Keeping It Simple

There is usually more than one way to organize a complex subject, and this is as true for English grammar as for any other challenging study. Verbs especially have many moving parts, and without a consistent terminology, this particular department of English grammar can become unnecessarily confusing, especially when we are trying to understand verb tense.

First, it’s essential to understand the difference between a finite verb and an infinitive. Verbs express an action (she studies French) or a state of being (she is almost fluent), and when they assert action or state about a specific subject at a specific time, that form of the verb is called finite, meaning specific. Not every verb we read does this. In the sentence she wants to go to France next year, the verb wants is finite because it points to a specific subject (she) and to a specific time, the present moment. The verb to go also expresses an action, but that idea is not grammatically connected to a subject: the sentence does not say that she goes to France next year. We understand, of course, that what the subject she wants is to go to France, but we don’t come to that understanding grammatically; we know it as a logical result of the grammar. The phrase to go, therefore, is called an infinitive, the unspecific form of a verb because it is not connected grammatically to a subject somewhere in real time.

When we learn, therefore, that every sentence has a verb (either expressed or assumed), what is meant in fact is that every sentence (better, every clause) has a finite verb. That, then, puts us in a position to understand next what are called the five properties of a finite verb. A property (the word is connected with the adjective proper, meaning what is one’s own) is something that makes something what it is, and so we make a finite verb from an infinitive by applying to the infinitive the five properties (all of them, not just one): person, number, tense, voice, and mood. From the infinitive to study, for example, I specify she, and so I have determined the first two properties of person and number (third person singular). Next, I have changed the spelling of the infinitive to indicate the third property of tense (present), and that same verb form also denotes the voice (active) and mood (indicative), the fourth and fifth properties. That’s all quite specific, and that is exactly what a finite verb is meant to be.

We can see, then, that tense is one of the five properties of a finite verb. That should help us if we’re trying to learn or review the tenses in English, because not every grammar book describes the tenses in English the same way. In some presentations, for example, you’ll find things called the past descriptive tense (she was studying French) or a present conditional tense (she would like to study French), and this terminology results in a great number of so-called tenses, making the subject unnecessarily complicated. There are six tenses in English, neatly divided into two groups, simple and perfect. We begin with the mental reality we all know, that there is a present, past, and future, and then we simply put those same three ideas under two headings, simple and perfect. So the six (and only six) tenses in English are the simple present, simple past, simple future; and the present perfect, past perfect, and future perfect.

To speak of a present conditional tense, then, is to confuse the property of tense (present) with a function of a mood (the conditional use of the subjunctive).

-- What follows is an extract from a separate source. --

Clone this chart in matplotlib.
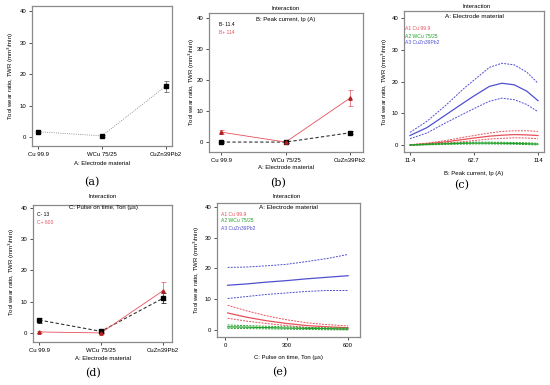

Likewise, to call something a past descriptive tense is to mix a property (tense) with yet another verbal feature called aspect (the descriptive function of the progressive aspect). All of this terminology crosses wires and produces a flash of confusion and a superabundance of tense forms. Better, I think, to apply the rule of Occam’s razor and keep things to a minimum and in its place. That way we can cut methodically through a field that has become wildly overgrown.